Mais, malheur si le parti révolutionnaire ne se montre pas à la hauteur de la situation ! La lutte quotidienne du prolétariat accentue l’instabilité de la société bourgeoise. Les grèves et les troubles politiques détériorent la situation économique du pays. La petite bourgeoisie pourrait se résigner provisoirement à des privations croissantes, si son expérience prouvait que le prolétariat est capable de l’arracher à sa situation présente pour l’amener sur une nouvelle voie. Mais si le parti révolutionnaire, malgré la constante aggravation de la lutte des classes, […], s’agite vainement, sème la confusion et se contredit lui-même, la petite bourgeoisie perd alors patience et commence à voir dans les ouvriers le responsable de ses propres malheurs. »
Plus loin, il résume : « La petite bourgeoisie peut se ranger du côté des ouvriers si elle voit en eux un nouveau maître. La petite bourgeoisie ne suivra pas un laquais ! La politique du réformisme enlève au prolétariat toute possibilité de diriger les masses plébéiennes de la petite bourgeoisie et, par là même, transforme cette dernière en chair à canon du fascisme. »
C’est un problème fondamental à comprendre dans la période.
Nous ne nous désintéressons pas de la petite bourgeoisie, nous ne pensons pas qu’elle soit quantité négligeable. Elle joue dans les périodes révolutionnaires et contre-révolutionnaires un rôle fondamental. Aucune révolution prolétarienne ne peut être victorieuse si elle ne parvient pas à s’attacher la fraction la plus populaire de la petite bourgeoisie. Il faut se souvenir de la politique de Lénine pour gagner la paysannerie pauvre au pouvoir bolchevique avec la politique de la terre aux paysans. Mais il n’a pu le faire que parce que la classe ouvrière était aux portes du pouvoir.
Gagner les fractions les plus révoltées de la petite bourgeoisie dépend d’abord et avant tout de l’action de la classe ouvrière, de sa combativité, de sa détermination, de son organisation et de la capacité qu’elle affiche de prendre les rênes de la société.
Nous n’en sommes pas là ! Et en l’absence de réactions de la classe ouvrière, les revendications de la petite bourgeoisie, si elle se bat, seront étrangères voire contraires aux intérêts de la classe ouvrière.
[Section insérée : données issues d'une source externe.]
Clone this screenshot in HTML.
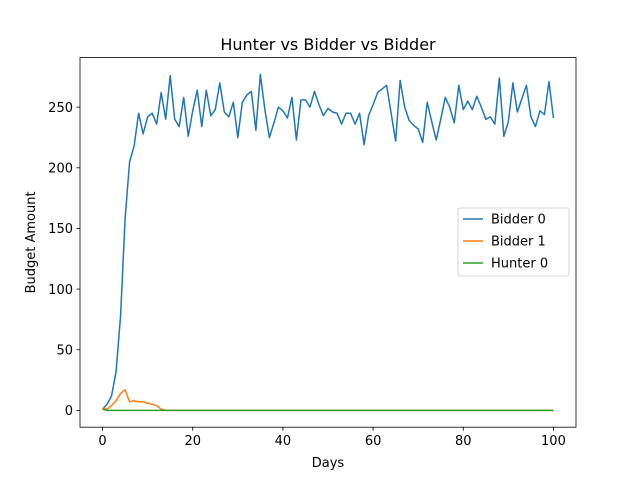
<!DOCTYPE html>
<html><head><meta charset="utf-8"><style>body{margin:0;background:#fff}svg{display:block;font-family:"DejaVu Sans","Liberation Sans",sans-serif}</style></head>
<body><svg id="c" width="640" height="480"></svg>
<script>
const days=[];for(let i=0;i<=100;i++)days.push(i);
const bidder0=[1,5,12,32,78,158,205,218,245,228,242,245,236,262,240,276,240,234,258,226,247,264,234,264,243,248,270,246,242,254,225,254,260,263,231,277,248,225,237,250,247,241,258,223,256,256,250,263,252,243,249,246,245,236,245,245,236,245,219,243,252,262,265,268,245,222,272,250,239,235,232,221,254,238,223,240,258,250,237,268,248,255,248,259,250,240,242,236,274,226,238,270,246,257,268,242,234,247,244,271,241];
const bidder1=[2,1,4,8,14,17,7,8,7,7,6,5,4,1,0];
const hunter0=[1];
const xTicks=[0,20,40,60,80,100];
const yTicks=[0,50,100,150,200,250];
const seriesNames=["Bidder 0","Bidder 1","Hunter 0"];
const colors=["#1f77b4","#ff7f0e","#2ca02c"];
const L=80,R=576,T=57.6,B=427.2;
const xmin=-5,xmax=105,ymin=-13.85,ymax=290.85;
const X=v=>L+(v-xmin)/(xmax-xmin)*(R-L);
const Y=v=>B-(v-ymin)/(ymax-ymin)*(B-T);
const svg=document.getElementById('c');
const NS="http://www.w3.org/2000/svg";
function mk(t,a,p){const e=document.createElementNS(NS,t);for(const k in a)e.setAttribute(k,a[k]);(p||svg).appendChild(e);return e;}
function full(arr){return days.map(d=>d<arr.length?arr[d]:0);}
const data=[bidder0,full(bidder1),full(hunter0)];
const FS=13;
data.forEach((s,i)=>{
  const p=mk('polyline',{points:s.map((v,j)=>X(days[j])+','+Y(v)).join(' '),fill:'none',stroke:colors[i],'stroke-width':1.5,'stroke-linejoin':'round'});
  
  
});
const frame=mk('rect',{x:L,y:T,width:R-L,height:B-T,fill:'none',stroke:'#000','stroke-width':0.8});


xTicks.forEach(t=>{
  mk('line',{x1:X(t),x2:X(t),y1:B,y2:B+3.5,stroke:'#000','stroke-width':0.8});
  const tx=mk('text',{x:X(t),y:B+18,'text-anchor':'middle','font-size':FS});tx.textContent=t;
  
  
});
yTicks.forEach(t=>{
  mk('line',{x1:L-3.5,x2:L,y1:Y(t),y2:Y(t),stroke:'#000','stroke-width':0.8});
  const tx=mk('text',{x:L-7,y:Y(t)+4.7,'text-anchor':'end','font-size':FS});tx.textContent=t;
  
  
});
const title=mk('text',{x:(L+R)/2,y:50,'text-anchor':'middle','font-size':16});title.textContent="Hunter vs Bidder vs Bidder";


const xl=mk('text',{x:(L+R)/2,y:467,'text-anchor':'middle','font-size':FS});xl.textContent="Days";


const yl=mk('text',{x:0,y:0,'text-anchor':'middle','font-size':FS,transform:'translate(35,'+((T+B)/2)+') rotate(-90)'});yl.textContent="Budget Amount";


const lg=mk('g',{});


mk('rect',{x:458,y:208,width:111,height:68,rx:2,fill:'#fff',stroke:'#ccc','stroke-width':0.8},lg);
seriesNames.forEach((n,i)=>{
  const y=219+i*22;
  mk('line',{x1:463,x2:483,y1:y,y2:y,stroke:colors[i],'stroke-width':1.5},lg);
  const t=mk('text',{x:491,y:y+4.7,'font-size':FS},lg);t.textContent=n;
  
  
});
</script></body></html>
Beaucoup de petits patrons voient les prolos comme des privilégiés qui bénéficient des aides sociales, du chômage partiel… ils voient les socialistes et les communistes comme ceux qui menacent la petite propriété pour laquelle ils se battent…
Nous ne pouvons pas prédire que la classe ouvrière se battra et sera capable d’entraîner la petite bourgeoisie, mais c’est la seule issue et c’est pour celle-là que nous militons. C’est la raison pour laquelle il faut utiliser le temps que nous avons encore avant le déclenchement des grandes tempêtes pour développer notre propagande et construire des noyaux de travailleurs dans les entreprises susceptibles de propager une politique révolutionnaire quand la classe ouvrière se lancera vraiment dans le combat.
[1] Le tournant de l’Internationale communiste et la situation en Allemagne (26 septembre 1930).